WEB-EXCLUSIVE INTERVIEW: ROB ZOMBIE, ON REVISITING WHITE ZOMBIE FOR THE NEW BOX SET AND LOOKING AHEAD TO THE FUTURE
White Zombie, circa 1995Somewhere in storage, Rob Zombie has a couple hundred copies of Gods on Voodoo Mountain, the 1985 debut release from groove-metal heroes White Zombie. “I don’t know what to do with it all anymore,” he says, pausing. “I’ll just make Frisbees, I guess.” He then bursts into laughter. Over two decades since recording Voodoo Mountain—when White Zombie was a New York post-punk band—Zombie hardly even has time to ponder what the past means. Having transformed White Zombie, which also featured guitarist Jay Yuenger, bassist Sean Yseult, and a rotating cast of drummers, into a ’90s metal powerhouse, then gone solo before bringing his artistic eye to Hollywood, the man born Rob Cummings is now infinitely busier than when he was chasing gigs for his band of misfits on New York’s Lower East Side. That’s why we should be grateful to him for taking the time to meticulously compile Let Sleeping Corpses Lie (Geffen-UMe), a chronological four-CD/one-DVD box set that features every note the band ever recorded. Revolver is even more grateful that Zombie afforded us a few minutes of his time for us to make him look back.
REVOLVER When you went back and listened to the early stuff again, what came to mind?

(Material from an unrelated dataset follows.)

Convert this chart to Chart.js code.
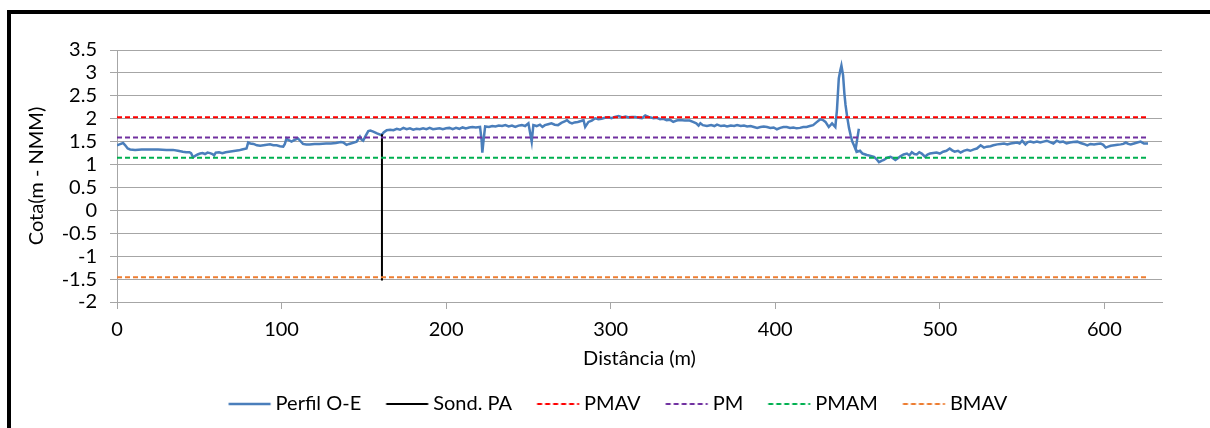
<!DOCTYPE html>
<html><head><meta charset="utf-8">
<script src="https://cdn.jsdelivr.net/npm/chart.js@4.4.1/dist/chart.umd.min.js"></script>
<style>
html,body{margin:0;padding:0;background:#fff;}
#wrap{position:relative;width:1210px;height:428px;overflow:hidden;background:#fff;}
#frame{position:absolute;left:7px;top:10px;width:1220px;height:440px;border-top:4px solid #000;border-left:4px solid #000;}
canvas{position:absolute;left:0;top:0;}
</style></head><body>
<div id="wrap"><div id="frame"></div><canvas id="c" width="1210" height="428" style="width:1210px;height:428px"></canvas></div>
<script>
// ---- data ----
const seriesNames = ["Perfil O-E", "Sond. PA", "PMAV", "PM", "PMAM", "BMAV"];
const xTickValues = [0, 100, 200, 300, 400, 500, 600];
const yTickValues = [-2, -1.5, -1, -0.5, 0, 0.5, 1, 1.5, 2, 2.5, 3, 3.5];

// Perfil O-E : [distância (m), cota (m)] ; null = break in the line
const perfilOE = [
 [0,1.42],[1.5,1.44],[3.7,1.47],[5,1.42],[6.5,1.35],[8,1.33],[11,1.32],[15,1.33],[20,1.33],[25,1.33],[30,1.32],[34,1.32],[37,1.30],[40,1.28],[42,1.27],[44,1.27],[45,1.25],[46.2,1.16],[47.5,1.19],[49,1.22],[50.5,1.24],[52,1.25],[53.5,1.23],[55,1.26],[56.5,1.25],[58,1.23],[59,1.20],[60,1.26],[62,1.27],[64,1.25],[66,1.27],[68,1.28],[70,1.29],[72,1.30],[74,1.31],[76,1.33],[78.7,1.35],[79.7,1.48],[81,1.46],[83,1.45],[85,1.42],[87,1.41],[89,1.42],[91,1.43],[93,1.44],[95,1.42],[97,1.42],[99,1.40],[101,1.39],[102,1.45],[103,1.57],[104,1.54],[106,1.50],[108,1.54],[110,1.57],[111,1.53],[113,1.45],[115,1.44],[117,1.44],[120,1.45],[123,1.45],[127,1.46],[130,1.46],[133,1.47],[136,1.49],[137.5,1.48],[139.5,1.43],[141,1.45],[143,1.47],[145.6,1.50],[147,1.58],[147.6,1.61],[148.5,1.55],[149.6,1.52],[151,1.62],[152.7,1.73],[154,1.74],[155.7,1.72],[158,1.68],[160.8,1.64],
 [162,1.70],[163.9,1.75],[166,1.76],[168,1.75],[170,1.78],[172,1.76],[174,1.80],[176,1.77],[178,1.79],[180,1.76],[182,1.78],[184,1.77],[186,1.79],[188,1.77],[190,1.80],[192,1.77],[194,1.78],[196,1.79],[198,1.77],[200,1.79],[202,1.80],[204,1.77],[206,1.80],[208,1.78],[210,1.81],[212,1.79],[214,1.81],[216,1.82],[218,1.81],[220.6,1.82],[221.5,1.55],[222,1.26],[222.8,1.55],[223.7,1.83],[226,1.82],[228,1.84],[230,1.83],[232,1.85],[234,1.84],[236,1.86],[238,1.83],[240,1.85],[242,1.82],[244,1.85],[246,1.86],[248,1.84],[250,1.90],[251,1.70],[252,1.50],[253,1.86],[255,1.84],[257,1.87],[258.5,1.82],[260,1.86],[262,1.88],[264,1.90],[266,1.87],[268,1.86],[270,1.91],[272,1.94],[273.4,1.97],[275,1.92],[276.5,1.90],[278,1.92],[280,1.93],[282,1.95],[283.5,1.97],[284.5,1.82],[286.5,1.93],[288.5,1.96],[290.6,2.01],[292.5,1.99],[294.5,2.00],[296.5,2.02],[298.7,2.03],[300.5,2.01],[302.5,2.04],[304.8,2.06],[307,2.03],[309,2.05],[311,2.03],[313,2.04],[315,2.04],[317,2.02],[319,2.01],[321,2.07],[323,2.04],[326,2.01],[328,2.02],[330,1.99],[332,2.00],[334,1.97],[336,1.98],[338,1.93],[340,1.96],[342,1.97],[345,1.96],[348,1.96],[350,1.93],[352,1.90],[353.4,1.85],[354.5,1.90],[356,1.86],[358.5,1.84],[361,1.86],[363,1.84],[364.6,1.87],[367,1.84],[369,1.85],[370.7,1.83],[373,1.85],[375,1.84],[376.8,1.86],[379,1.84],[381,1.85],[382.9,1.83],[385,1.84],[387,1.82],[389,1.80],[391,1.82],[393,1.83],[395,1.82],[397,1.80],[399,1.81],[401,1.77],[403,1.80],[405,1.82],[407,1.82],[409,1.80],[411,1.81],[413,1.79],[415,1.80],[417,1.82],[419,1.82],[421,1.84],[423,1.86],[425,1.92],[427.4,1.99],[429,1.97],[430.5,1.93],[432.5,1.82],[434.5,1.90],[436.5,1.82],[437.5,2.20],[438.6,2.88],[439.5,3.05],[440.2,3.16],[441.2,2.95],[442,2.55],[442.7,2.30],[443.7,2.04],[444.8,1.80],[445.8,1.64],[446.8,1.50],[447.8,1.42],[448.8,1.33],[450.8,1.78],
 [450.8,null],
 [448.8,1.35],[449.8,1.28],[451.5,1.30],[453,1.24],[455.7,1.21],[458,1.19],[460,1.17],[461.5,1.12],[463,1.05],[464.5,1.08],[466,1.10],[468,1.15],[470,1.17],[471.5,1.14],[473,1.10],[474.5,1.14],[476,1.18],[478,1.22],[480,1.24],[481.5,1.20],[483,1.27],[484.5,1.23],[486,1.22],[487.5,1.27],[489,1.24],[491,1.17],[492.5,1.22],[494,1.24],[496,1.25],[498,1.26],[500,1.24],[502,1.28],[504,1.30],[506,1.35],[507.5,1.31],[509,1.28],[511,1.30],[512.6,1.26],[514.5,1.30],[516.6,1.32],[518.5,1.30],[520.7,1.33],[522.5,1.35],[524.8,1.42],[526.8,1.37],[528.5,1.39],[530.8,1.40],[532.5,1.42],[534.9,1.44],[537,1.45],[539,1.46],[541,1.44],[543,1.46],[545,1.47],[547,1.48],[548.5,1.46],[550,1.52],[552,1.44],[553.5,1.49],[555,1.50],[557,1.48],[559,1.50],[561,1.48],[563,1.50],[565,1.52],[567,1.49],[569,1.46],[571,1.52],[573,1.49],[575,1.50],[577,1.46],[579,1.48],[581,1.49],[583.5,1.50],[585.5,1.47],[587.5,1.45],[589.6,1.42],[591.5,1.45],[593.7,1.44],[595.5,1.45],[597.7,1.46],[599.3,1.43],[600.8,1.37],[602.3,1.39],[603.8,1.41],[606,1.42],[608,1.43],[609.9,1.44],[611.5,1.45],[613,1.48],[614.5,1.45],[616,1.44],[618,1.46],[620,1.48],[622,1.50],[624,1.46],[626.5,1.46]
];

// Sond. PA : vertical line
const sondX = [161, 161];
const sondY = [1.66, -1.53];

// Reference levels (m)
const levelRange = [0, 626.8];
const levelPMAV = 2.03;
const levelPM = 1.59;
const levelPMAM = 1.15;
const levelBMAV = -1.46;

// ---- chart ----
const FONT = "Lato, 'Open Sans', sans-serif";
const seriesColors = ["#4A7EBB", "#000000", "#FF0000", "#7030A0", "#00B050", "#ED7D31"];
const seriesDash = [[], [], [5, 3], [5, 3], [5, 3], [5, 3]];
const seriesWidth = [2.5, 2, 2, 2, 2, 2];

function pts(xs, ys) { return xs.map((x, i) => ({x: x, y: ys[i]})); }
const levelData = [levelPMAV, levelPM, levelPMAM, levelBMAV].map(v => pts(levelRange, [v, v]));
const allData = [
  perfilOE.map(p => ({x: p[0], y: p[1]})),
  pts(sondX, sondY),
  ...levelData
];

const datasets = seriesNames.map((name, i) => ({
  label: name,
  data: allData[i],
  showLine: true,
  borderColor: seriesColors[i],
  backgroundColor: seriesColors[i],
  borderWidth: seriesWidth[i],
  borderDash: seriesDash[i],
  pointRadius: 0,
  pointHoverRadius: 0,
  tension: 0,
  spanGaps: false,
  order: 10 - i
}));

// legend line samples: 42px line, image centred so that the line starts at the item's left edge
const LEG_BOX = 37;
function legendSample(i) {
  const c = document.createElement('canvas');
  c.width = 84; c.height = 8;
  const g = c.getContext('2d');
  g.strokeStyle = seriesColors[i];
  g.lineWidth = seriesWidth[i];
  g.setLineDash(seriesDash[i]);
  g.beginPath();
  const x0 = 42 - LEG_BOX / 2;
  g.moveTo(x0, 4); g.lineTo(x0 + 42, 4);
  g.stroke();
  return c;
}
const legendImages = seriesNames.map((_, i) => legendSample(i));

const legendShift = {
  id: 'legendShift',
  afterLayout(chart) {
    const l = chart.legend;
    if (l) { l.left += 37; l.right += 37; }
  }
};

Chart.defaults.font.family = FONT;
Chart.defaults.color = "#000";

new Chart(document.getElementById('c'), {
  type: 'scatter',
  data: { datasets: datasets },
  plugins: [legendShift],
  options: {
    responsive: false,
    animation: false,
    layout: { padding: { left: 0, right: 48, top: 50, bottom: 4 } },
    plugins: {
      tooltip: { enabled: false },
      legend: {
        position: 'bottom',
        labels: {
          font: { size: 20, family: FONT },
          color: '#000',
          padding: 25,
          usePointStyle: true,
          pointStyleWidth: LEG_BOX,
          generateLabels(chart) {
            return chart.data.datasets.map((ds, i) => ({
              text: ds.label,
              strokeStyle: ds.borderColor,
              fillStyle: ds.borderColor,
              lineWidth: ds.borderWidth,
              lineDash: ds.borderDash,
              pointStyle: legendImages[i],
              hidden: false,
              datasetIndex: i,
              fontColor: '#000'
            }));
          }
        }
      }
    },
    scales: {
      x: {
        type: 'linear',
        min: 0, max: 635,
        afterBuildTicks(s) { s.ticks = xTickValues.map(v => ({value: v})); },
        ticks: { font: { size: 20 }, color: '#000', padding: 9, autoSkip: false, maxRotation: 0 },
        grid: { drawOnChartArea: false, drawTicks: true, tickLength: 7, color: '#a6a6a6', lineWidth: 1 },
        border: { display: true, color: '#a6a6a6', width: 1 },
        title: { display: true, text: 'Distância (m)', font: { size: 20 }, color: '#000', padding: { top: -4, bottom: -2 } }
      },
      y: {
        type: 'linear',
        min: -2, max: 3.5,
        afterBuildTicks(s) { s.ticks = yTickValues.map(v => ({value: v})); },
        afterFit(s) { s.width = 117; },
        ticks: { font: { size: 20 }, color: '#000', padding: 13, autoSkip: false,
                 callback: v => String(v) },
        grid: { drawOnChartArea: true, drawTicks: true, tickLength: 7, color: '#a6a6a6', lineWidth: 1 },
        border: { display: true, color: '#a6a6a6', width: 1 },
        title: { display: true, text: 'Cota(m - NMM)', font: { size: 20 }, color: '#000', padding: { top: 25, bottom: 0 } }
      }
    }
  }
});
</script>
</body></html>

ROB ZOMBIE It’s funny. I haven’t listened to a lot of it since recording it because, going back, whenever we were making those records, I’d finish recording and just feel disappointed. I mean, we were also recording these albums for, like, 60 dollars, so I don’t know what else I was supposed to feel. So, I’d listen to them, think, Eh, and then never listen to them again, ever. So listening to a lot of those songs which I haven’t heard in, like, 20 years, all I thought was, Huh, this sounds weird. What were we thinking?
But you probably played those songs a lot. Listening to the demos, were you unhappy with the songs or the recording?

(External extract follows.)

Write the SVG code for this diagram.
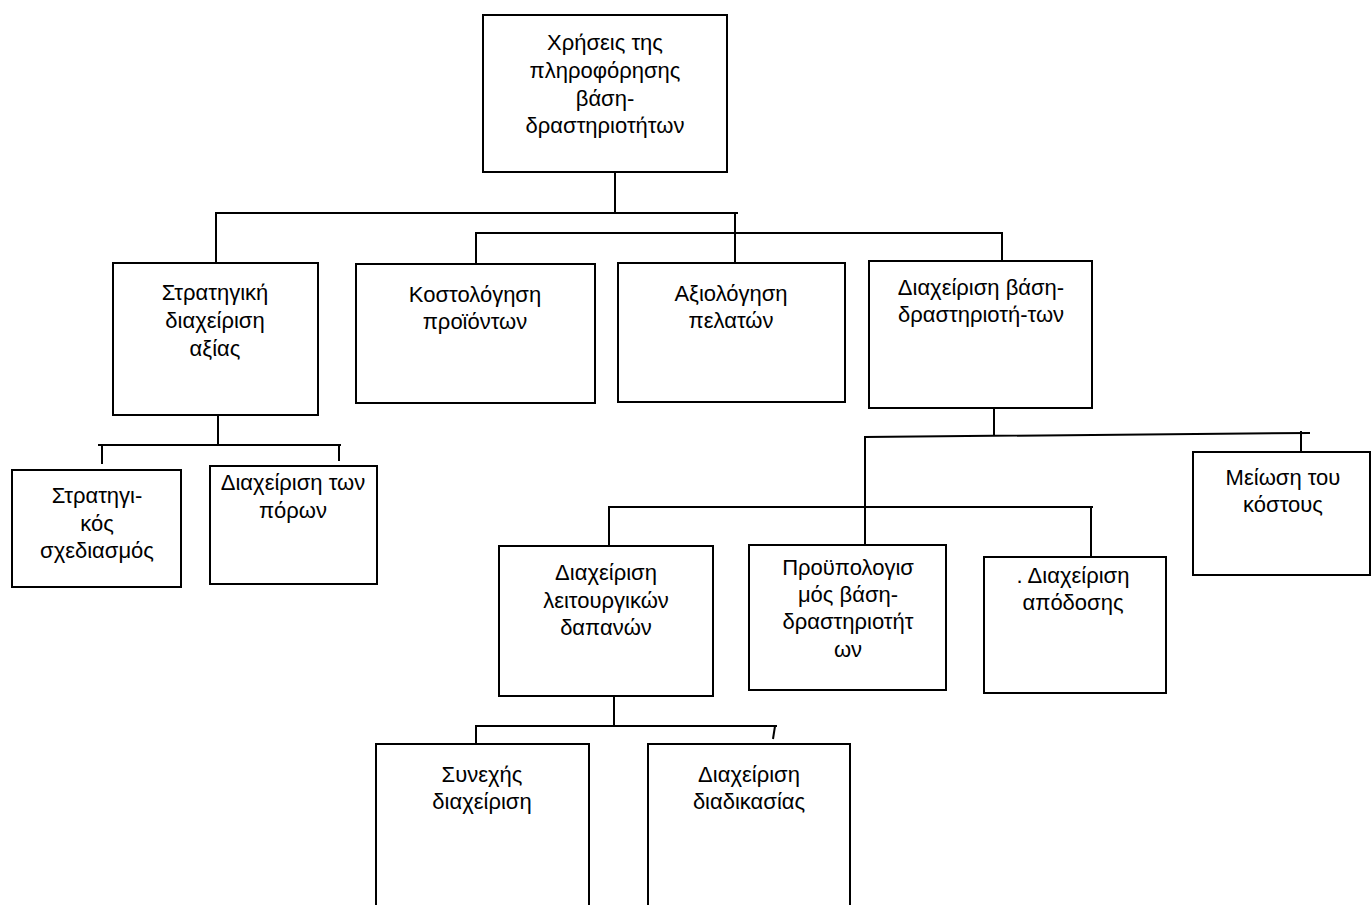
<svg xmlns="http://www.w3.org/2000/svg" width="1372" height="905" viewBox="0 0 1372 905">
  <style>
    .box { fill: #ffffff; stroke: #000000; stroke-width: 2; }
    .lbl { font-family: "Liberation Sans", Arial, sans-serif; font-size: 22px; fill: #000000; text-anchor: middle; }
    .wire { fill: none; stroke: #000000; stroke-width: 2; }
  </style>
  <rect width="1372" height="905" fill="#ffffff"/>

  <!-- connectors -->
  <g id="connectors" class="wire">
    <path d="M615 172 V213"/>
    <path d="M216 263 V213 H738"/>
    <path d="M735 213 V263"/>
    <path d="M476 264 V233 H1002 V261"/>
    <path d="M218 415 V445"/>
    <path d="M98 445 H341"/>
    <path d="M102 445 V464"/>
    <path d="M339 445 V461"/>
    <path d="M994 408 V436"/>
    <path d="M865 545 V437 L1310 433"/>
    <path d="M1301 431 V452"/>
    <path d="M609 546 V507 H1093"/>
    <path d="M1091 507 V557"/>
    <path d="M614 696 V726"/>
    <path d="M476 744 V726 H777"/>
    <path d="M775 726 L773 739"/>
  </g>

  <!-- root -->
  <g id="n-uses">
    <rect class="box" x="483" y="15" width="244" height="157"/>
    <text class="lbl" x="605" y="50">Χρήσεις της</text>
    <text class="lbl" x="605" y="78">πληροφόρησης</text>
    <text class="lbl" x="605" y="106">βάση-</text>
    <text class="lbl" x="605" y="133">δραστηριοτήτων</text>
  </g>

  <!-- second level -->
  <g id="n-strategic-value">
    <rect class="box" x="113" y="263" width="205" height="152"/>
    <text class="lbl" x="215" y="300">Στρατηγική</text>
    <text class="lbl" x="215" y="328">διαχείριση</text>
    <text class="lbl" x="215" y="356">αξίας</text>
  </g>
  <g id="n-product-costing">
    <rect class="box" x="356" y="264" width="239" height="139"/>
    <text class="lbl" x="475" y="302">Κοστολόγηση</text>
    <text class="lbl" x="475" y="329">προϊόντων</text>
  </g>
  <g id="n-customer-eval">
    <rect class="box" x="618" y="263" width="227" height="139"/>
    <text class="lbl" x="731" y="301">Αξιολόγηση</text>
    <text class="lbl" x="731" y="328">πελατών</text>
  </g>
  <g id="n-abm">
    <rect class="box" x="869" y="261" width="223" height="147"/>
    <text class="lbl" x="981" y="295">Διαχείριση βάση-</text>
    <text class="lbl" x="981" y="322">δραστηριοτή-των</text>
  </g>

  <!-- under strategic value management -->
  <g id="n-strategic-planning">
    <rect class="box" x="12" y="470" width="169" height="117"/>
    <text class="lbl" x="97" y="503">Στρατηγι-</text>
    <text class="lbl" x="97" y="531">κός</text>
    <text class="lbl" x="97" y="558">σχεδιασμός</text>
  </g>
  <g id="n-resources">
    <rect class="box" x="210" y="466" width="167" height="118"/>
    <text class="lbl" x="293" y="490">Διαχείριση των</text>
    <text class="lbl" x="293" y="518">πόρων</text>
  </g>

  <!-- under activity-based management -->
  <g id="n-cost-reduction">
    <rect class="box" x="1193" y="452" width="177" height="123"/>
    <text class="lbl" x="1283" y="485">Μείωση του</text>
    <text class="lbl" x="1283" y="512">κόστους</text>
  </g>
  <g id="n-opex">
    <rect class="box" x="499" y="546" width="214" height="150"/>
    <text class="lbl" x="606" y="580">Διαχείριση</text>
    <text class="lbl" x="606" y="608">λειτουργικών</text>
    <text class="lbl" x="606" y="635">δαπανών</text>
  </g>
  <g id="n-abb">
    <rect class="box" x="749" y="545" width="197" height="145"/>
    <text class="lbl" x="848" y="575">Προϋπολογισ</text>
    <text class="lbl" x="848" y="602">μός βάση-</text>
    <text class="lbl" x="848" y="629">δραστηριοτήτ</text>
    <text class="lbl" x="848" y="657">ων</text>
  </g>
  <g id="n-performance">
    <rect class="box" x="984" y="557" width="182" height="136"/>
    <text class="lbl" x="1073" y="583">. Διαχείριση</text>
    <text class="lbl" x="1073" y="610">απόδοσης</text>
  </g>

  <!-- under operating expense management -->
  <g id="n-continuous">
    <rect class="box" x="376" y="744" width="213" height="200"/>
    <text class="lbl" x="482" y="782">Συνεχής</text>
    <text class="lbl" x="482" y="809">διαχείριση</text>
  </g>
  <g id="n-process">
    <rect class="box" x="648" y="744" width="202" height="200"/>
    <text class="lbl" x="749" y="782">Διαχείριση</text>
    <text class="lbl" x="749" y="809">διαδικασίας</text>
  </g>
</svg>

I don’t even remember. In the early days of starting a band, you’re just striving for something that you can’t even achieve yet. Sonically, songwriting-wise, everything was coming up short. A lot of those songs we barely played. Back then, it was hard to get gigs, so we didn’t get to play as much as we should, so… It seems like forever ago. Even putting that together, it seemed like I was putting together a box set of someone else’s life.

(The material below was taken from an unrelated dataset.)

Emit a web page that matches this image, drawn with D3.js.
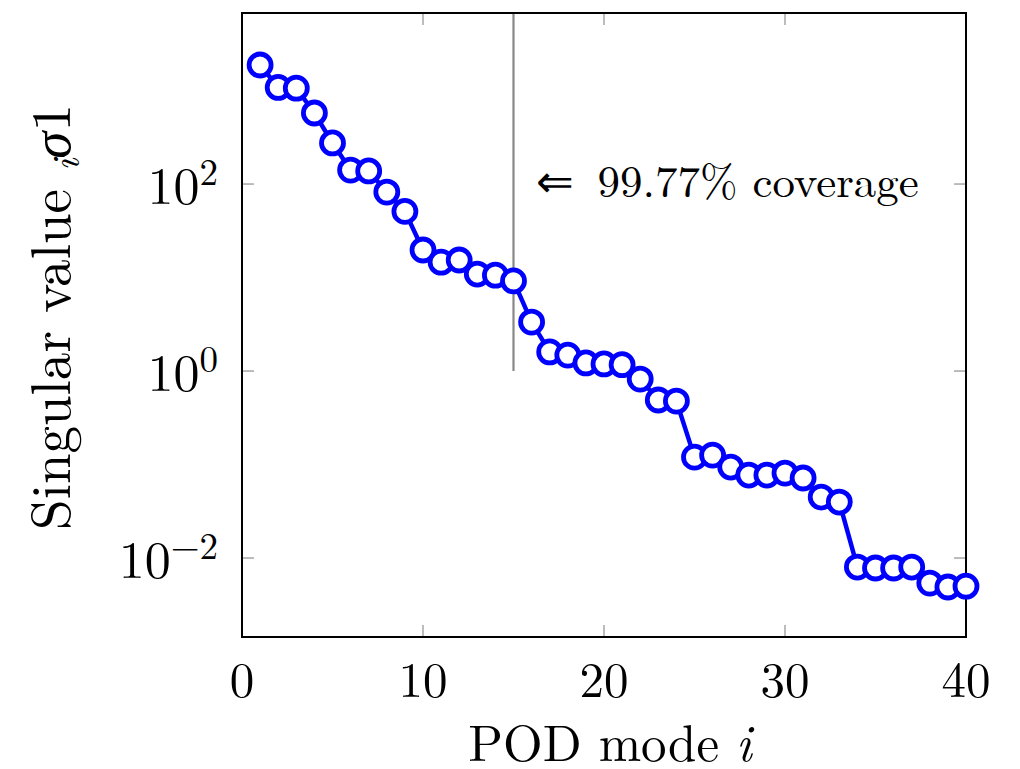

You were living on New York’s Lower East Side. Was it hard to get gigs?
I guess, yeah. It was New York, 1985. There was CBGBs, which was always there, but most of the clubs would open, then close. We’d play there once, and then it’d be gone. And CBGBs, it wasn’t like they’d just let anyone play. You’d have to go to their audition night, and then beg someone to give you a gig. It was difficult.